R.E.M. Lifes Rich Pageant on LP
2016 Vinyl Reissue of 1986 Classic!
Very few albums are regularly credited with changing people's lives. R.E.M.'s Lifes Rich Pageant is one of them. For a generation that came of age in the 80s, as well almost everyone that came within earshot of its contents, the Georgia band's 1986 landmark effort remains an utterly distinctive sonic blend of elegance and whimsy, seriousness and humor, artfulness and accessibility.
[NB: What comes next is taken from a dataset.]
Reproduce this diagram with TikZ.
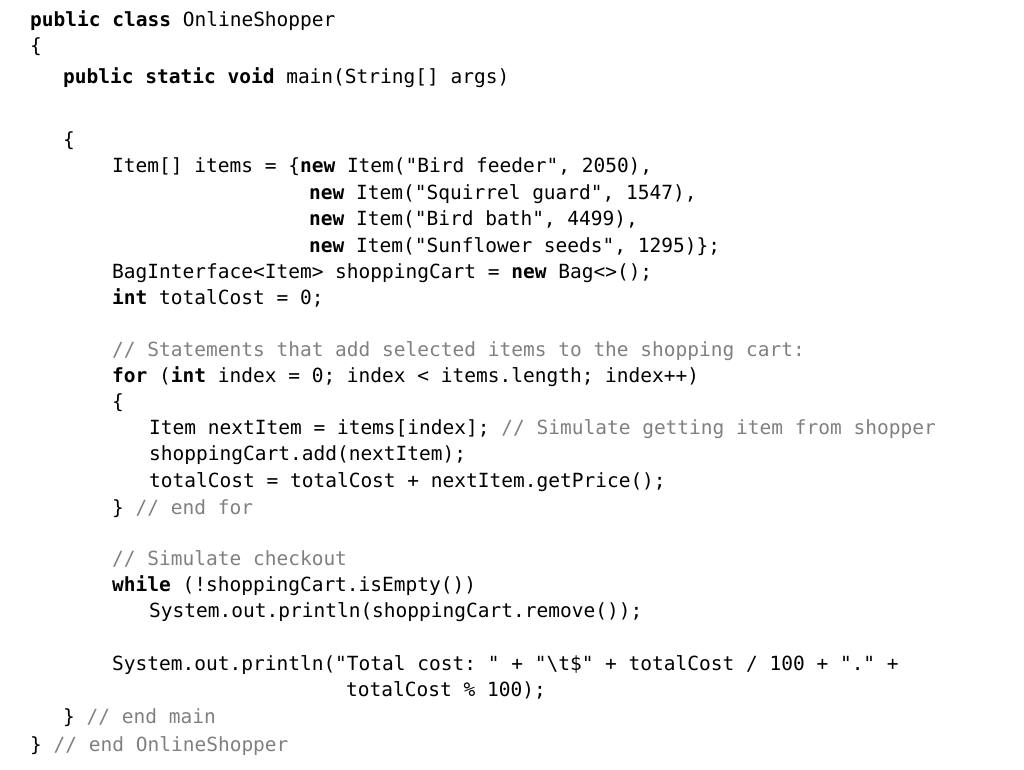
\documentclass[tikz,border=0pt]{standalone}
\usepackage{fontspec}
\setmonofont{DejaVu Sans Mono}
\definecolor{cmt}{gray}{0.5}
\newcommand{\kw}[1]{\textbf{#1}}
\newcommand{\cm}[1]{\textcolor{cmt}{#1}}
\begin{document}
\begin{tikzpicture}[x=1pt,y=-1pt,
  ln/.style={anchor=base west,inner sep=0pt,font=\ttfamily\fontsize{19.5}{21}\selectfont}]
\useasboundingbox (0,0) rectangle (1024,770);
\node[ln] (l1) at (30,27) {\kw{public class} OnlineShopper};
\node[ln] (l2) at (30,53) {\{};
\node[ln] (l3) at (63,84) {\kw{public static void} main(String[] args)};
\node[ln] (l4) at (63,147) {\{};
\node[ln] (l5) at (112,172) {Item[] items = \{\kw{new} Item("Bird feeder", 2050),};
\node[ln] (l6) at (309,199) {\kw{new} Item("Squirrel guard", 1547),};
\node[ln] (l7) at (309,225) {\kw{new} Item("Bird bath", 4499),};
\node[ln] (l8) at (309,252) {\kw{new} Item("Sunflower seeds", 1295)\};};
\node[ln] (l9) at (112,278) {BagInterface<Item> shoppingCart = \kw{new} Bag<>();};
\node[ln] (l10) at (112,304) {\kw{int} totalCost = 0;};
\node[ln] (l11) at (112,356) {\cm{// Statements that add selected items to the shopping cart:}};
\node[ln] (l12) at (112,382) {\kw{for} (\kw{int} index = 0; index < items.length; index++)};
\node[ln] (l13) at (112,408) {\{};
\node[ln] (l14) at (149,434) {Item nextItem = items[index]; \cm{// Simulate getting item from shopper}};
\node[ln] (l15) at (149,460) {shoppingCart.add(nextItem);};
\node[ln] (l16) at (149,487) {totalCost = totalCost + nextItem.getPrice();};
\node[ln] (l17) at (112,514) {\} \cm{// end for}};
\node[ln] (l18) at (112,565) {\cm{// Simulate checkout}};
\node[ln] (l19) at (112,591) {\kw{while} (!shoppingCart.isEmpty())};
\node[ln] (l20) at (149,617) {System.out.println(shoppingCart.remove());};
\node[ln] (l21) at (112,670) {System.out.println("Total cost: " + "\textbackslash t\$" + totalCost / 100 + "." +};
\node[ln] (l22) at (346,696) {totalCost \% 100);};
\node[ln] (l23) at (63,723) {\} \cm{// end main}};
\node[ln] (l24) at (30,751) {\} \cm{// end OnlineShopper}};
\end{tikzpicture}
\end{document}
It's here that R.E.M. evolves beyond its college-rock identity albeit retains its youthful innocence, here where Michael Stipe's enigmatic vocals finally attain the same level of prominence as the group's potent rhythm section.
Lyrically, R.E.M. hits upon more concrete themes, and while Stipe's occasionally mumbled singing still lacks clear enunciation – a trait that adds to the songs' mystique and surrounding textures – there's no mistaking the overt political and environmental sentiments in tunes such as the hit "Fall on Me" and gorgeous "Cuyahoga." Similarly, "Flowers of Guatemala" epitomizes R.E.M.'s hallmark ability to turn allegory into dreamy poetry, the counterpoint melodies, atmospheric guitar fills, and majestic bridges all enchanting devices of a band that manages to get its point across via spiritual performances and indirect suggestiveness.
Such qualities lie at the heart of Lifes Rich Pageant, on which subtle details and concerted purposes unite to make transcendent, lasting art. Bolder, more pronounced, refined, and immediate than that on previous efforts, Mike Mills' bass lines and Peter Buck's swelling guitar passages augment the hard-driving beats as well as Stipe's increasingly upfront vocals. Disposing with the intentional murkiness and subconscious approach of earlier records, R.E.M. goes in attack mode here, with even mellow numbers resonating with an attention-getting kick. It doesn't hurt that the band covers the field with expertly executed songs that comprise garage rock, jangle pop, rustic country, and more either.